Тут многословный до сих пор Вячеслав Кантор промолчал. Возможно, он не хотел перегибать еще больше.
– Улюкаеву интересно, – констатировал господин Путин, утвердивший, что все встало на свои места и что инициатива в этом помещении принадлежит ему. – Улюкаеву интересно. Это он экономист.
Алексей Улюкаев (министр экономического развития РФ. - А. К.) тоже кивнул, и с большой готовностью. Чем больше сейчас было бы записано на него, тем для него в конце концов и лучше: тяжкую ношу настоящего поклонника Карла Маркса на свои плечи брал сейчас министр – и не поморщился.
* * *
Олег Дерипаска показывал себя последовательным сторонником идеи субсидий («Мы дошли до потолка внутри страны… Надо расти на экспорт!..»). У Владимира Путина идея субсидий для проектов группы ГАЗ энтузиазма не вызвала.
– Да как же! – разгорячился господин Дерипаска. – Ведь мы на каждый рубль кредитов в конце концов платим 2,2 рубля налогов! Польза же для государства!
Президент, который, это было видно, к Олегу Дерипаске относится, безусловно, хорошо, но при этом как-то, что ли, снисходительно (слишком давно знает), снисходительно же и улыбался.
– Если в экономику слишком много денег закачать, все это превратится в ничто, – говорил он Олегу Дерипаске негромко. – Это же понятно! Будем разгонять инфляцию…
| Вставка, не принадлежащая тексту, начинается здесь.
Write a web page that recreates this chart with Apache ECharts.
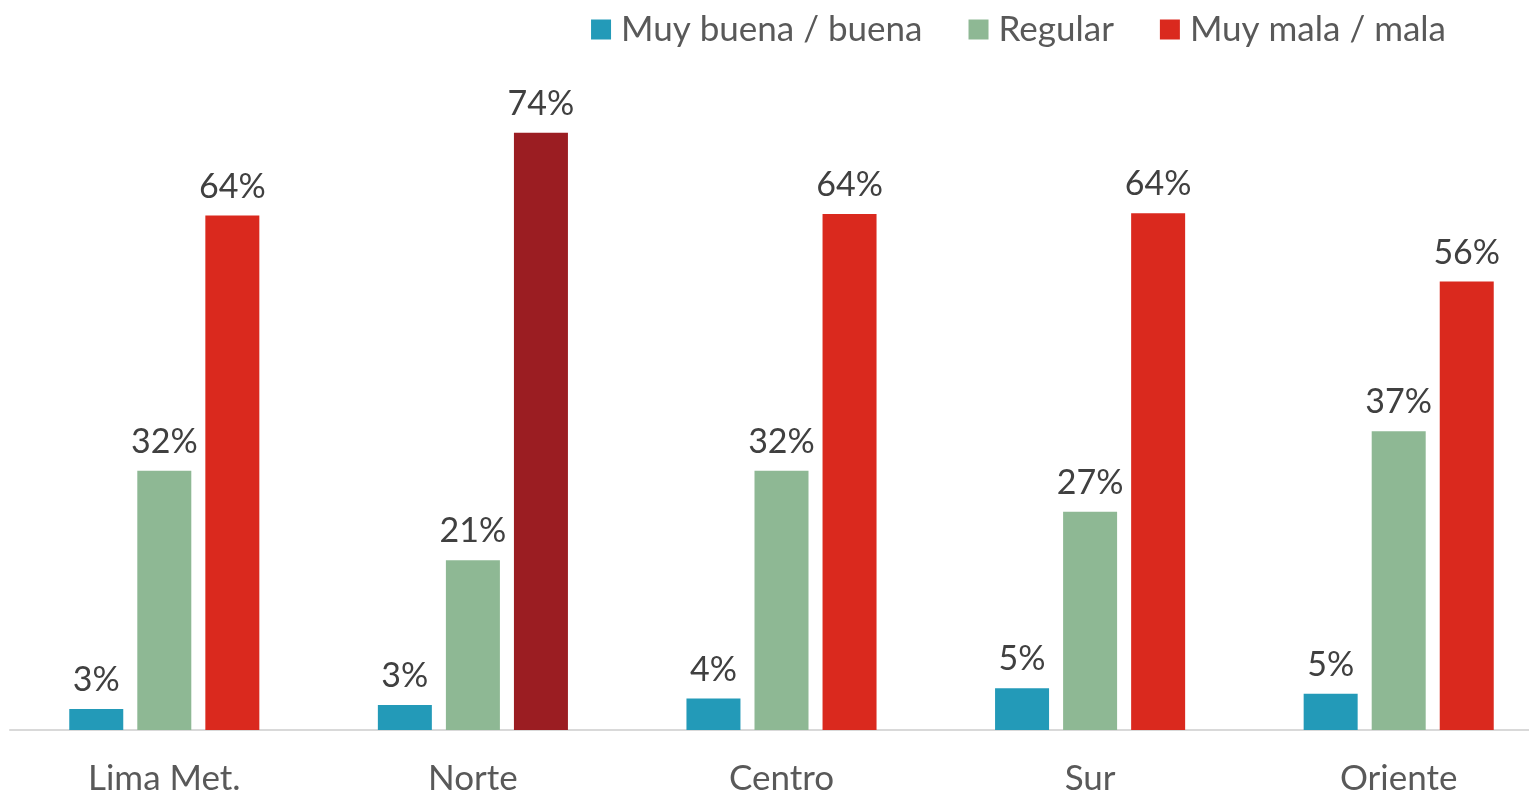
<!DOCTYPE html>
<html>
<head>
<meta charset="utf-8">
<script src="https://cdn.jsdelivr.net/npm/echarts@6/dist/echarts.min.js"></script>
<style>
  html, body { margin: 0; padding: 0; background: #fff; }
  #chart { width: 1529px; height: 792px; }
</style>
</head>
<body>
<div id="chart"></div>
<script>
const categories = ['Lima Met.', 'Norte', 'Centro', 'Sur', 'Oriente']
const seriesNames = ['Muy buena / buena', 'Regular', 'Muy mala / mala']
const buena = [2.6, 3.1, 3.9, 5.2, 4.5]
const regular = [32.2, 21.1, 32.2, 27.1, 37.1]
const mala = [63.9, 74.2, 64.1, 64.2, 55.7]
const labels = [
  ['3%', '3%', '4%', '5%', '5%'],
  ['32%', '21%', '32%', '27%', '37%'],
  ['64%', '74%', '64%', '64%', '56%'],
]
const colors = ['#239AB8', '#8EB894', '#DA291E']
const highlight = '#9B1D22'

const chart = echarts.init(document.getElementById('chart'))

function makeSeries(idx, values) {
  return {
    name: seriesNames[idx],
    type: 'bar',
    barWidth: 54,
    barGap: '26%',
    itemStyle: { color: colors[idx] },
    label: {
      show: true,
      position: 'top',
      distance: 12,
      color: '#404040',
      fontSize: 34,
      fontFamily: 'Lato',
      formatter: (p) => labels[idx][p.dataIndex],
    },
    data: values.map((v, i) => {
      // Norte resaltado en rojo oscuro
      if (idx === 2 && categories[i] === 'Norte') {
        return { value: v, itemStyle: { color: highlight } }
      }
      return v
    }),
  }
}

const options = {
  animation: false,
  backgroundColor: '#fff',
  textStyle: { fontFamily: 'Lato' },
  legend: {
    top: 7,
    right: 78,
    itemWidth: 20,
    itemHeight: 20,
    itemGap: 46,
    icon: 'rect',
    textStyle: { fontSize: 35, color: '#595959', fontFamily: 'Lato', padding: [0, 0, 0, 5] },
    data: seriesNames,
  },
  grid: {
    left: 10,
    top: 86,
    width: 1543,
    height: 644,
    outerBoundsMode: 'none',
  },
  xAxis: {
    type: 'category',
    data: categories,
    axisLine: { lineStyle: { color: '#D9D9D9', width: 2 } },
    axisTick: { show: false },
    axisLabel: {
      color: '#595959',
      fontSize: 35,
      margin: 31,
      fontFamily: 'Lato',
    },
  },
  yAxis: {
    type: 'value',
    min: 0,
    max: 80,
    show: false,
    splitLine: { show: false },
  },
  series: [makeSeries(0, buena), makeSeries(1, regular), makeSeries(2, mala)],
}

chart.setOption(options)
</script>
</body>
</html>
Олег Дерипаска, по-моему, расстроился, это заметил и президент и неожиданно решил, видимо, его утешить:
– Но в целом вы правильно говорите!
То есть они вдруг успели поговорить о многом.
* * *
Гендиректор «Русской механики» Леонид Можейко озабочен укреплением рубля: у него амбиции экспортера.
– Это один из ключевых вопросов! – оживился Владимир Путин. – Важен даже не курс, а стабильность! Слишком много рисков, если мы отойдем от плавающего курса рубля. Занимаемся, поверьте мне, почти в ежедневном режиме! Я просто боюсь сказать лишнее слово, чтобы не навредить! Здесь угроза со всех сторон!
Он поднял голову и увидел все эти, собственно говоря, угрозы:
– Если бы не было камер, я сказал бы более конкретно! Но пока на этом остановимся.
Интересно, какие камеры он имел в виду.